The photograph offered here is one of only a handful of large-format 'Imperial' prints extant of this striking portrait by Alexander Gardner.  Gardner has been credited with introducing the Imperial format to the United States, when he was hired by Mathew Brady in 1856.  Gardner, a Scotsman, had learned the new wet-plate collodion process before coming to this country.  His technical and aesthetic mastery with this demanding process made him an ideal hire for Brady, who struggled to maintain an edge against his photographic competitors.  The negative/positive wet-plate process could produce multiple copies of a single image—a clear improvement over the daguerreotype and the ambrotype which were, by definition, unique images.  The large-format albumen print, Gardner's forté, made even the largest cased images seem diminutive in comparison.  Brady, with characteristic showmanship, dubbed the new photographs 'Imperial.'

In the late 1850s and early 1860s, Gardner ran the operations of Brady's Washington studio, proving himself not only a highly-skilled photographer, but a brilliant businessman as well.  By 1862, however, Gardner had grown dissatisfied with Brady's management of the business, and set out on his own.  While at Brady's, Gardner had photographed Abraham Lincoln as President-elect in 1861. That sitting established a relationship between photographer and President that would continue until Lincoln's death.  No other single photographer took Lincoln's likeness as many times as Gardner, and the photographer's documentation of Lincoln provides an invaluable character study of one of our most important presidents during a crucial juncture in this country's history. 

Gardner took the portrait of Lincoln offered here on 8 November 1863, along with four other studies made during the same sitting.  In the summer of 1863, the Union troops had defeated the Confederates at Gettysburg, but at incalculable costs to both sides.  This portrait shows Lincoln just eleven days before he delivered the Gettysburg Address, one of the most important presidential speeches ever made. 

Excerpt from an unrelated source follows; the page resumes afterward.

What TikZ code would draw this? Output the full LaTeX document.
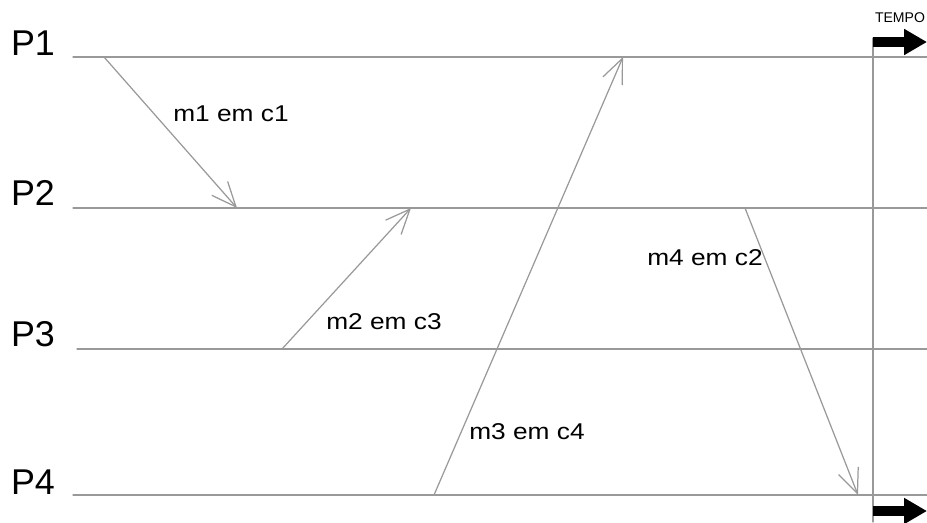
\documentclass[tikz,border=0pt]{standalone}
\usepackage{fontspec}
\setmainfont{Liberation Sans}
\usepackage{tikz}
\usepackage{tkz-euclide}
\usepackage{xcolor}
\usetikzlibrary{arrows.meta}

\definecolor{linegray}{gray}{0.6}

\begin{document}
\begin{tikzpicture}[
    proc/.style={linegray,line width=0.35pt},
    msg/.style={linegray,line width=0.35pt,-{Straight Barb[length=7pt,width=6pt,line width=0.35pt]}},
    time/.style={black,line width=2.8pt,line cap=butt,-{Triangle[length=6.5pt,width=7pt]}},
    plabel/.style={font=\fontsize{10.2}{12}\selectfont},
    mlabel/.style={font=\fontsize{6.5}{8}\selectfont,xscale=1.15}]
    \useasboundingbox (0,0) rectangle (9.27,5.22);
    % process lines
    \tkzDefPoint(0.73,4.65){A1} \tkzDefPoint(9.27,4.65){B1}
    \tkzDefPoint(0.73,3.14){A2} \tkzDefPoint(9.27,3.14){B2}
    \tkzDefPoint(0.77,1.73){A3} \tkzDefPoint(9.27,1.73){B3}
    \tkzDefPoint(0.73,0.27){A4} \tkzDefPoint(9.27,0.27){B4}
    \tkzDrawSegments[proc](A1,B1 A2,B2 A3,B3 A4,B4)
    \tkzDefPoint(8.73,4.84){T} \tkzDefPoint(8.73,0){U}
    \tkzDrawSegment[proc](T,U)
    % messages
    \tkzDefPoint(1.04,4.65){S1} \tkzDefPoint(2.37,3.14){R1}
    \tkzDefPoint(2.82,1.73){S2} \tkzDefPoint(4.11,3.14){R2}
    \tkzDefPoint(4.34,0.27){S3} \tkzDefPoint(6.23,4.65){R3}
    \tkzDefPoint(7.45,3.14){S4} \tkzDefPoint(8.58,0.27){R4}
    \tkzDrawSegments[msg](S1,R1 S2,R2 S3,R3 S4,R4)
    % time arrows
    \tkzDefPoint(8.73,4.80){TA} \tkzDefPoint(9.27,4.80){TB}
    \tkzDefPoint(8.73,0.11){BA} \tkzDefPoint(9.27,0.11){BB}
    \tkzDrawSegments[time](TA,TB BA,BB)
    \node[font=\fontsize{4}{5}\selectfont] (tempo) at (9.00,5.04) {TEMPO};
    % labels
    \node[plabel] (p1) at (0.33,4.79) {P1};
    \node[plabel] (p2) at (0.33,3.29) {P2};
    \node[plabel] (p3) at (0.33,1.88) {P3};
    \node[plabel] (p4) at (0.33,0.40) {P4};
    \node[mlabel] (m1) at (2.31,4.08) {m1 em c1};
    \node[mlabel] (m2) at (3.84,2.00) {m2 em c3};
    \node[mlabel] (m3) at (5.27,0.90) {m3 em c4};
    \node[mlabel] (m4) at (7.05,2.64) {m4 em c2};
\end{tikzpicture}
\end{document}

As of this writing, few Imperial-sized prints of this image have been located.  Two are in the collection of Stephan Loewentheil (one of which was purchased at Cowan's Auctions, Cincinnati, in December 2008).  Another is in the collection of the Meserve-Kunhardt Foundation.  A trimmed oval version is held by the Library of Congress. Another large print, heavily cropped, was offered at Swann Galleries, New York, on 3 October 1994 (Sale 1669, Lot 406).  Several trimmed or otherwise compromised prints have been reported in private collections.